### Data for processing
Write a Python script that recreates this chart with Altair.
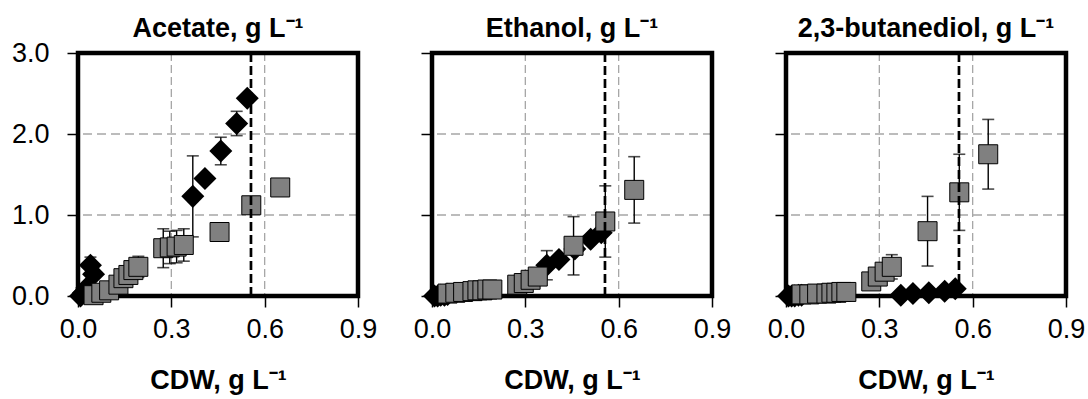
import altair as alt
import pandas as pd

# ---------------- data ----------------
panel_titles = ["Acetate, g L⁻¹", "Ethanol, g L⁻¹", "2,3-butanediol, g L⁻¹"]
x_title = "CDW, g L⁻¹"
x_ticks = [0.0, 0.3, 0.6, 0.9]
y_ticks = [0.0, 1.0, 2.0, 3.0]
grid_x = [0.3, 0.6]
grid_y = [1.0, 2.0]
marker_x = [0.556]

sq_x = [0.05, 0.075, 0.10, 0.13, 0.146, 0.162, 0.178, 0.194, 0.274, 0.295, 0.317, 0.34, 0.455, 0.557, 0.65]
dia_x = [0.008, 0.018, 0.028, 0.04, 0.05, 0.369, 0.408, 0.459, 0.51, 0.544]

acetate_sq = [0.01, 0.04, 0.07, 0.14, 0.22, 0.26, 0.32, 0.36, 0.59, 0.60, 0.61, 0.63, 0.79, 1.12, 1.34]
acetate_sq_err = [0, 0, 0, 0.03, 0.05, 0.08, 0.10, 0.13, 0.24, 0.20, 0.20, 0.20, 0.03, 0.03, 0.03]
acetate_dia = [0.0, 0.04, 0.10, 0.38, 0.27, 1.23, 1.45, 1.79, 2.13, 2.44]
acetate_dia_err = [0, 0, 0, 0.10, 0.05, 0.50, 0.05, 0.17, 0.15, 0.05]

ethanol_sq = [0.03, 0.04, 0.05, 0.06, 0.07, 0.07, 0.08, 0.08, 0.14, 0.16, 0.20, 0.24, 0.62, 0.92, 1.31]
ethanol_sq_err = [0, 0, 0, 0, 0, 0, 0, 0, 0.02, 0.02, 0.03, 0.03, 0.36, 0.44, 0.41]
ethanol_dia = [0.0, 0.0, 0.01, 0.01, 0.02, 0.38, 0.45, 0.58, 0.70, 0.78]
ethanol_dia_err = [0, 0, 0, 0, 0, 0.18, 0.05, 0.05, 0.05, 0.05]

bdo_sq = [0.02, 0.02, 0.03, 0.03, 0.04, 0.04, 0.05, 0.05, 0.18, 0.24, 0.30, 0.36, 0.80, 1.28, 1.75]
bdo_sq_err = [0, 0, 0, 0, 0, 0, 0, 0, 0.02, 0.03, 0.05, 0.15, 0.43, 0.47, 0.43]
bdo_dia = [0.0, 0.0, 0.0, 0.01, 0.01, 0.01, 0.03, 0.04, 0.06, 0.09]
bdo_dia_err = [0, 0, 0, 0, 0, 0, 0, 0, 0, 0]

series = [
    (acetate_sq, acetate_sq_err, acetate_dia, acetate_dia_err),
    (ethanol_sq, ethanol_sq_err, ethanol_dia, ethanol_dia_err),
    (bdo_sq, bdo_sq_err, bdo_dia, bdo_dia_err),
]

# ---------------- style ----------------
W, H = 280, 243
FONT = "Liberation Sans, Arial, sans-serif"
GRAY = "#808080"
GRID = "#a6a6a6"

xs = alt.Scale(domain=[0, 0.9], nice=False, zero=False)
ys = alt.Scale(domain=[0, 3], nice=False, zero=False)


def make_panel(i, sq, sq_err, dia, dia_err):
    df_sq = pd.DataFrame({"x": sq_x, "y": sq, "e": sq_err})
    df_sq["lo"] = df_sq["y"] - df_sq["e"]
    df_sq["hi"] = df_sq["y"] + df_sq["e"]
    df_dia = pd.DataFrame({"x": dia_x, "y": dia, "e": dia_err})
    df_dia["lo"] = df_dia["y"] - df_dia["e"]
    df_dia["hi"] = df_dia["y"] + df_dia["e"]
    err = pd.concat([df_sq, df_dia])
    err = err[err["e"] > 0]

    show_labels = i == 0
    x_axis = alt.Axis(values=x_ticks, format=".1f", title=x_title, grid=False,
                      domain=False, tickSize=11, tickColor="black", tickWidth=1.5,
                      labelFont=FONT, labelFontSize=27, labelColor="black",
                      labelPadding=9, titleFont=FONT, titleFontSize=27,
                      titleFontWeight="bold", titleColor="black", titlePadding=25,
                      labelFlush=False, labelOverlap=False)
    y_axis = alt.Axis(values=y_ticks, format=".1f", title=None, grid=False,
                      domain=False, tickSize=11, tickColor="black", tickWidth=1.5,
                      labels=show_labels, labelFont=FONT, labelFontSize=27,
                      labelColor="black", labelPadding=18, labelFlush=False,
                      labelOverlap=False)

    base_x = alt.X("x:Q", scale=xs, axis=x_axis)
    base_y = alt.Y("y:Q", scale=ys, axis=y_axis)

    gx = alt.Chart(pd.DataFrame({"x": grid_x})).mark_rule(
        color=GRID, strokeWidth=1.3, strokeDash=[8, 4]
    ).encode(x=base_x)
    gy = alt.Chart(pd.DataFrame({"y": grid_y})).mark_rule(
        color=GRID, strokeWidth=1.3, strokeDash=[9, 5]
    ).encode(y=base_y)

    border = alt.Chart(pd.DataFrame({"a": [0]})).mark_rect(
        fill=None, stroke="black", strokeWidth=4.5
    ).encode(x=alt.value(0), x2=alt.value(W), y=alt.value(0), y2=alt.value(H))

    bars = alt.Chart(err).mark_rule(color="black", strokeWidth=1.4).encode(
        x=base_x, y=alt.Y("lo:Q", scale=ys), y2="hi:Q")
    cap_hi = alt.Chart(err).mark_tick(color="black", orient="horizontal",
                                      size=12, thickness=1.6).encode(
        x=base_x, y=alt.Y("hi:Q", scale=ys))
    cap_lo = alt.Chart(err).mark_tick(color="black", orient="horizontal",
                                      size=12, thickness=1.6).encode(
        x=base_x, y=alt.Y("lo:Q", scale=ys))

    diamonds = alt.Chart(df_dia).mark_point(
        shape="diamond", filled=True, color="black", size=530, opacity=1
    ).encode(x=base_x, y=base_y)
    squares = alt.Chart(df_sq).mark_point(
        shape="square", filled=True, fill=GRAY, stroke="black", strokeWidth=1,
        size=361, opacity=1
    ).encode(x=base_x, y=base_y)

    vline = alt.Chart(pd.DataFrame({"x": marker_x})).mark_rule(
        color="black", strokeWidth=2.7, strokeDash=[9, 4]
    ).encode(x=base_x)

    title = alt.Chart(pd.DataFrame({"t": [panel_titles[i]]})).mark_text(
        font=FONT, fontSize=27, fontWeight="bold", color="black",
        align="center", baseline="alphabetic"
    ).encode(x=alt.value(W / 2), y=alt.value(-16), text="t:N")

    return alt.layer(gx, gy, border, bars, cap_hi, cap_lo, diamonds, squares,
                     vline, title).properties(width=W, height=H)


panels = [make_panel(i, *s) for i, s in enumerate(series)]

chart = alt.hconcat(*panels, spacing=74, bounds="flush").properties(
    padding={"left": 11, "top": 15, "right": 2, "bottom": 2}
).configure_view(stroke=None)

chart.save("out.html", embed_options={"renderer": "svg", "actions": False})
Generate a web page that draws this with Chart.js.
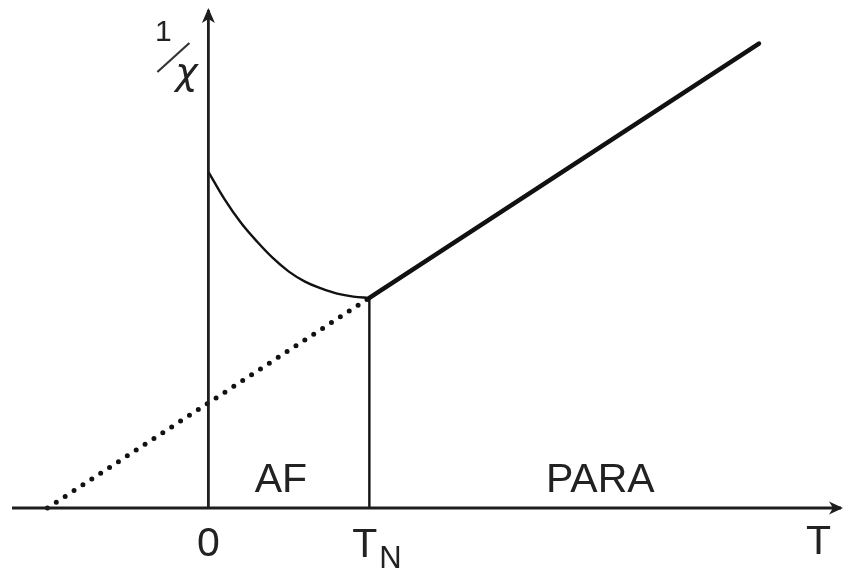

### Problem to solve
Quote all the records verbatim, dropping any pictures from your copy.

### Output
Write a Python script that recreates this chart with Altair.
import altair as alt
import pandas as pd

# ---------------- data ----------------
panel_titles = ["Acetate, g L⁻¹", "Ethanol, g L⁻¹", "2,3-butanediol, g L⁻¹"]
x_title = "CDW, g L⁻¹"
x_ticks = [0.0, 0.3, 0.6, 0.9]
y_ticks = [0.0, 1.0, 2.0, 3.0]
grid_x = [0.3, 0.6]
grid_y = [1.0, 2.0]
marker_x = [0.556]

sq_x = [0.05, 0.075, 0.10, 0.13, 0.146, 0.162, 0.178, 0.194, 0.274, 0.295, 0.317, 0.34, 0.455, 0.557, 0.65]
dia_x = [0.008, 0.018, 0.028, 0.04, 0.05, 0.369, 0.408, 0.459, 0.51, 0.544]

acetate_sq = [0.01, 0.04, 0.07, 0.14, 0.22, 0.26, 0.32, 0.36, 0.59, 0.60, 0.61, 0.63, 0.79, 1.12, 1.34]
acetate_sq_err = [0, 0, 0, 0.03, 0.05, 0.08, 0.10, 0.13, 0.24, 0.20, 0.20, 0.20, 0.03, 0.03, 0.03]
acetate_dia = [0.0, 0.04, 0.10, 0.38, 0.27, 1.23, 1.45, 1.79, 2.13, 2.44]
acetate_dia_err = [0, 0, 0, 0.10, 0.05, 0.50, 0.05, 0.17, 0.15, 0.05]

ethanol_sq = [0.03, 0.04, 0.05, 0.06, 0.07, 0.07, 0.08, 0.08, 0.14, 0.16, 0.20, 0.24, 0.62, 0.92, 1.31]
ethanol_sq_err = [0, 0, 0, 0, 0, 0, 0, 0, 0.02, 0.02, 0.03, 0.03, 0.36, 0.44, 0.41]
ethanol_dia = [0.0, 0.0, 0.01, 0.01, 0.02, 0.38, 0.45, 0.58, 0.70, 0.78]
ethanol_dia_err = [0, 0, 0, 0, 0, 0.18, 0.05, 0.05, 0.05, 0.05]

bdo_sq = [0.02, 0.02, 0.03, 0.03, 0.04, 0.04, 0.05, 0.05, 0.18, 0.24, 0.30, 0.36, 0.80, 1.28, 1.75]
bdo_sq_err = [0, 0, 0, 0, 0, 0, 0, 0, 0.02, 0.03, 0.05, 0.15, 0.43, 0.47, 0.43]
bdo_dia = [0.0, 0.0, 0.0, 0.01, 0.01, 0.01, 0.03, 0.04, 0.06, 0.09]
bdo_dia_err = [0, 0, 0, 0, 0, 0, 0, 0, 0, 0]

series = [
    (acetate_sq, acetate_sq_err, acetate_dia, acetate_dia_err),
    (ethanol_sq, ethanol_sq_err, ethanol_dia, ethanol_dia_err),
    (bdo_sq, bdo_sq_err, bdo_dia, bdo_dia_err),
]

# ---------------- style ----------------
W, H = 280, 243
FONT = "Liberation Sans, Arial, sans-serif"
GRAY = "#808080"
GRID = "#a6a6a6"

xs = alt.Scale(domain=[0, 0.9], nice=False, zero=False)
ys = alt.Scale(domain=[0, 3], nice=False, zero=False)


def make_panel(i, sq, sq_err, dia, dia_err):
    df_sq = pd.DataFrame({"x": sq_x, "y": sq, "e": sq_err})
    df_sq["lo"] = df_sq["y"] - df_sq["e"]
    df_sq["hi"] = df_sq["y"] + df_sq["e"]
    df_dia = pd.DataFrame({"x": dia_x, "y": dia, "e": dia_err})
    df_dia["lo"] = df_dia["y"] - df_dia["e"]
    df_dia["hi"] = df_dia["y"] + df_dia["e"]
    err = pd.concat([df_sq, df_dia])
    err = err[err["e"] > 0]

    show_labels = i == 0
    x_axis = alt.Axis(values=x_ticks, format=".1f", title=x_title, grid=False,
                      domain=False, tickSize=11, tickColor="black", tickWidth=1.5,
                      labelFont=FONT, labelFontSize=27, labelColor="black",
                      labelPadding=9, titleFont=FONT, titleFontSize=27,
                      titleFontWeight="bold", titleColor="black", titlePadding=25,
                      labelFlush=False, labelOverlap=False)
    y_axis = alt.Axis(values=y_ticks, format=".1f", title=None, grid=False,
                      domain=False, tickSize=11, tickColor="black", tickWidth=1.5,
                      labels=show_labels, labelFont=FONT, labelFontSize=27,
                      labelColor="black", labelPadding=18, labelFlush=False,
                      labelOverlap=False)

    base_x = alt.X("x:Q", scale=xs, axis=x_axis)
    base_y = alt.Y("y:Q", scale=ys, axis=y_axis)

    gx = alt.Chart(pd.DataFrame({"x": grid_x})).mark_rule(
        color=GRID, strokeWidth=1.3, strokeDash=[8, 4]
    ).encode(x=base_x)
    gy = alt.Chart(pd.DataFrame({"y": grid_y})).mark_rule(
        color=GRID, strokeWidth=1.3, strokeDash=[9, 5]
    ).encode(y=base_y)

    border = alt.Chart(pd.DataFrame({"a": [0]})).mark_rect(
        fill=None, stroke="black", strokeWidth=4.5
    ).encode(x=alt.value(0), x2=alt.value(W), y=alt.value(0), y2=alt.value(H))

    bars = alt.Chart(err).mark_rule(color="black", strokeWidth=1.4).encode(
        x=base_x, y=alt.Y("lo:Q", scale=ys), y2="hi:Q")
    cap_hi = alt.Chart(err).mark_tick(color="black", orient="horizontal",
                                      size=12, thickness=1.6).encode(
        x=base_x, y=alt.Y("hi:Q", scale=ys))
    cap_lo = alt.Chart(err).mark_tick(color="black", orient="horizontal",
                                      size=12, thickness=1.6).encode(
        x=base_x, y=alt.Y("lo:Q", scale=ys))

    diamonds = alt.Chart(df_dia).mark_point(
        shape="diamond", filled=True, color="black", size=530, opacity=1
    ).encode(x=base_x, y=base_y)
    squares = alt.Chart(df_sq).mark_point(
        shape="square", filled=True, fill=GRAY, stroke="black", strokeWidth=1,
        size=361, opacity=1
    ).encode(x=base_x, y=base_y)

    vline = alt.Chart(pd.DataFrame({"x": marker_x})).mark_rule(
        color="black", strokeWidth=2.7, strokeDash=[9, 4]
    ).encode(x=base_x)

    title = alt.Chart(pd.DataFrame({"t": [panel_titles[i]]})).mark_text(
        font=FONT, fontSize=27, fontWeight="bold", color="black",
        align="center", baseline="alphabetic"
    ).encode(x=alt.value(W / 2), y=alt.value(-16), text="t:N")

    return alt.layer(gx, gy, border, bars, cap_hi, cap_lo, diamonds, squares,
                     vline, title).properties(width=W, height=H)


panels = [make_panel(i, *s) for i, s in enumerate(series)]

chart = alt.hconcat(*panels, spacing=74, bounds="flush").properties(
    padding={"left": 11, "top": 15, "right": 2, "bottom": 2}
).configure_view(stroke=None)

chart.save("out.html", embed_options={"renderer": "svg", "actions": False})
Generate a web page that draws this with Chart.js.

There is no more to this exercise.